Short task. Leave the pictures out and retype the lines from the beginning through the line with "import matplotlib.pyplot as plt", both ends included.

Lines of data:
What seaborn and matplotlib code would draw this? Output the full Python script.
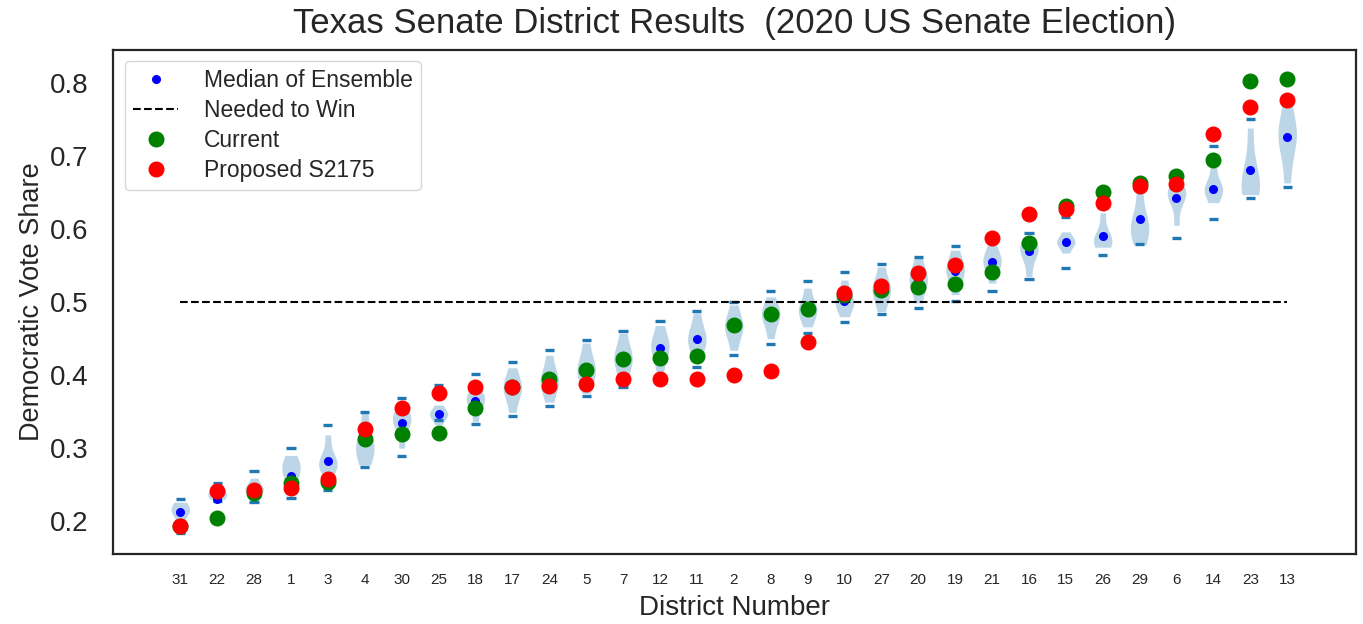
import pandas as pd
import seaborn as sns
import matplotlib
matplotlib.use("Agg")
import matplotlib.pyplot as plt

# districts in plotted order (sorted by ensemble median)
districts = ["31", "22", "28", "1", "3", "4", "30", "25", "18", "17", "24", "5", "7", "12", "11",
             "2", "8", "9", "10", "27", "20", "19", "21", "16", "15", "26", "29", "6", "14", "23", "13"]

# ensemble summary
ens_median = [0.213, 0.230, 0.242, 0.262, 0.282, 0.310, 0.335, 0.347, 0.365, 0.382, 0.392, 0.408,
              0.422, 0.437, 0.450, 0.467, 0.483, 0.490, 0.501, 0.516, 0.531, 0.543, 0.555, 0.570,
              0.582, 0.590, 0.613, 0.643, 0.655, 0.681, 0.726]
ens_min = [0.184, 0.228, 0.226, 0.232, 0.243, 0.274, 0.289, 0.338, 0.333, 0.344, 0.358, 0.371,
           0.384, 0.398, 0.411, 0.427, 0.442, 0.457, 0.472, 0.483, 0.492, 0.502, 0.515, 0.531,
           0.547, 0.564, 0.579, 0.588, 0.614, 0.643, 0.658]
ens_max = [0.231, 0.252, 0.269, 0.300, 0.332, 0.350, 0.369, 0.386, 0.402, 0.418, 0.434, 0.448,
           0.461, 0.474, 0.488, 0.500, 0.515, 0.529, 0.541, 0.552, 0.562, 0.576, 0.586, 0.595,
           0.617, 0.630, 0.655, 0.662, 0.713, 0.751, 0.772]
# visible violin body: low end, widest point, high end
body_lo = [0.190, 0.232, 0.232, 0.242, 0.266, 0.277, 0.300, 0.332, 0.336, 0.349, 0.363, 0.375,
           0.389, 0.403, 0.420, 0.434, 0.450, 0.466, 0.480, 0.487, 0.499, 0.510, 0.526, 0.535,
           0.567, 0.575, 0.578, 0.605, 0.636, 0.647, 0.663]
body_peak = [0.215, 0.240, 0.245, 0.274, 0.280, 0.300, 0.338, 0.346, 0.365, 0.382, 0.392, 0.407,
             0.423, 0.439, 0.450, 0.466, 0.482, 0.489, 0.501, 0.517, 0.530, 0.543, 0.555, 0.571,
             0.582, 0.584, 0.600, 0.648, 0.655, 0.658, 0.726]
body_hi = [0.226, 0.250, 0.259, 0.290, 0.318, 0.348, 0.352, 0.359, 0.379, 0.410, 0.427, 0.444,
           0.457, 0.468, 0.485, 0.496, 0.507, 0.519, 0.530, 0.548, 0.560, 0.571, 0.578, 0.589,
           0.596, 0.622, 0.651, 0.658, 0.684, 0.738, 0.770]

current = [0.193, 0.204, 0.238, 0.252, 0.254, 0.312, 0.320, 0.321, 0.355, 0.384, 0.394, 0.407,
           0.422, 0.424, 0.426, 0.468, 0.483, 0.490, 0.510, 0.517, 0.521, 0.525, 0.541, 0.581,
           0.632, 0.650, 0.663, 0.672, 0.695, 0.803, 0.805]
proposed = [0.193, 0.242, 0.243, 0.246, 0.258, 0.326, 0.355, 0.376, 0.384, 0.384, 0.385, 0.388,
            0.394, 0.394, 0.394, 0.400, 0.405, 0.445, 0.512, 0.522, 0.540, 0.550, 0.587, 0.620,
            0.627, 0.635, 0.659, 0.661, 0.730, 0.767, 0.777]

pos = list(range(len(districts)))

# long-form frame for the violins
rows = []
for i in pos:
    for v in [body_lo[i], body_peak[i], body_peak[i], ens_median[i], body_hi[i]]:
        rows.append({"pos": i, "share": v})
ens = pd.DataFrame(rows)

sns.set_style("white")
plt.rcParams["font.family"] = ["Liberation Sans", "DejaVu Sans"]

fig, ax = plt.subplots(figsize=(13.63, 6.24), dpi=100)
fig.subplots_adjust(left=0.083, right=0.995, top=0.92, bottom=0.112)

sns.violinplot(data=ens, x="pos", y="share", native_scale=True, cut=0, inner=None,
               density_norm="width", width=0.5, color="#bcd6e8", saturation=1,
               linewidth=0, ax=ax)
ax.hlines(ens_min, [p - 0.125 for p in pos], [p + 0.125 for p in pos], color="#1f77b4", lw=2.4)
ax.hlines(ens_max, [p - 0.125 for p in pos], [p + 0.125 for p in pos], color="#1f77b4", lw=2.4)

ax.plot(pos, ens_median, "o", color="blue", ms=5.5, ls="", label="Median of Ensemble")
ax.plot([pos[0], pos[-1]], [0.5, 0.5], "--", color="black", lw=1.5, label="Needed to Win")
ax.plot(pos, current, "o", color="green", ms=10.5, ls="", label="Current")
ax.plot(pos, proposed, "o", color="red", ms=10.5, ls="", label="Proposed S2175")

ax.set_xlim(-1.82, 31.87)
ax.set_ylim(0.155, 0.845)
ax.set_xticks(pos)
ax.set_xticklabels(districts, fontsize=11)
ax.tick_params(axis="x", pad=10)
ax.tick_params(axis="y", labelsize=20, pad=14)
ax.set_xlabel("District Number", fontsize=20, labelpad=6)
ax.set_ylabel("Democratic Vote Share", fontsize=19.5, labelpad=4)
ax.set_title("Texas Senate District Results  (2020 US Senate Election)", fontsize=25, pad=12)
ax.legend(loc="upper left", fontsize=16.5, labelspacing=0.3, borderpad=0.35, handletextpad=1.1)
for s in ax.spines.values():
    s.set_linewidth(1.6)

fig.savefig("out.png", dpi=100)
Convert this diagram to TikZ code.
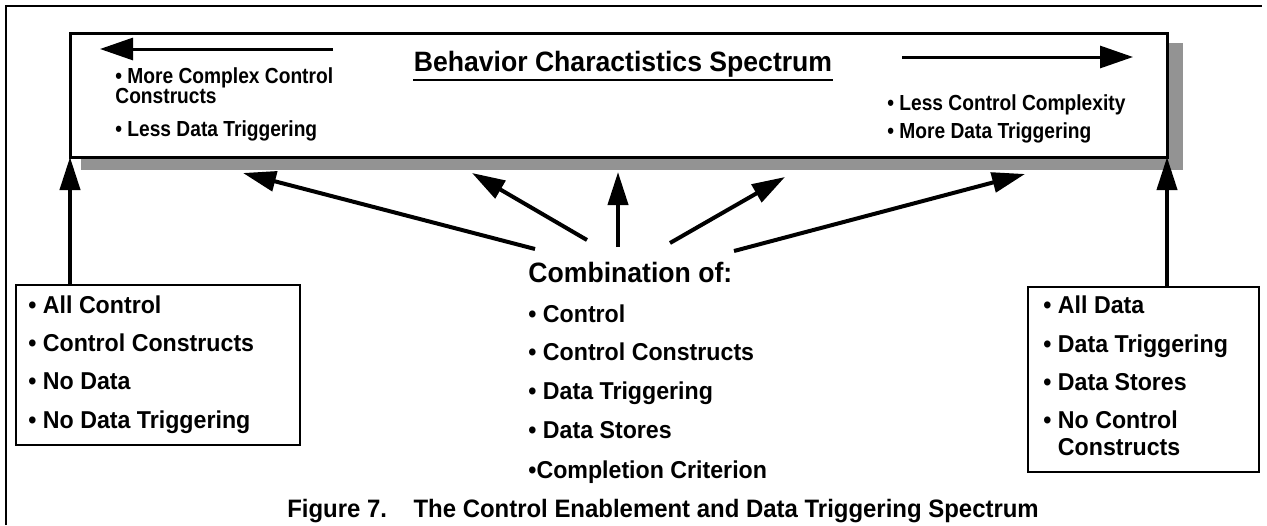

Result for this task.
What seaborn and matplotlib code would draw this? Output the full Python script.
import pandas as pd
import seaborn as sns
import matplotlib
matplotlib.use("Agg")
import matplotlib.pyplot as plt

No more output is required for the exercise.